When I gave them to my father as a birthday gift, he was moved beyond words. "Where did you find these?" he asked me, repeatedly. Tears welled up in his eyes. It was almost painful to see how connected he was to this slender symbol. To know that if he conserved well and wasted no ink, he'd most likely have enough brown pens to last the rest of his life. I felt a bit like an enabler, like I was encouraging some morbid and destructive pursuit. This is a man invested in detachment, disdainful of friendships, hard to know and prone to the spouting of comforting bromides, crying over a box of pens.
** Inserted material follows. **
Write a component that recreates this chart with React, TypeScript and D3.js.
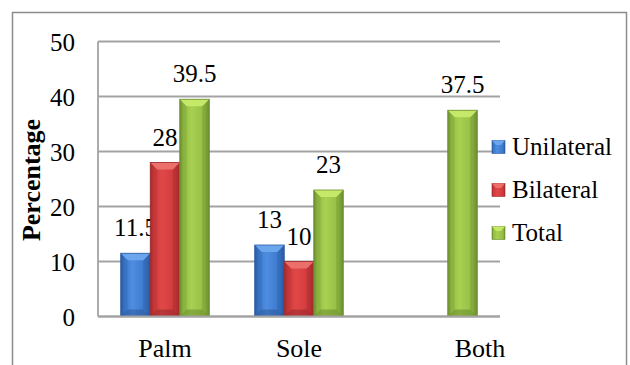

Spend any length of time in this city and you will learn that nostalgia is useless, the city has no patience for your memories. Tar will cover cobblestone, Disney will replace porn. In the meantime, support your local red sauce joint. Buy a used book from the dollar bin.

I think of my daughter hanging from the monkey bars in Tompkins Square Park, holding on as long as she can, her knuckles whitening in the cold November afternoon. At a certain point, she's going to have to let go.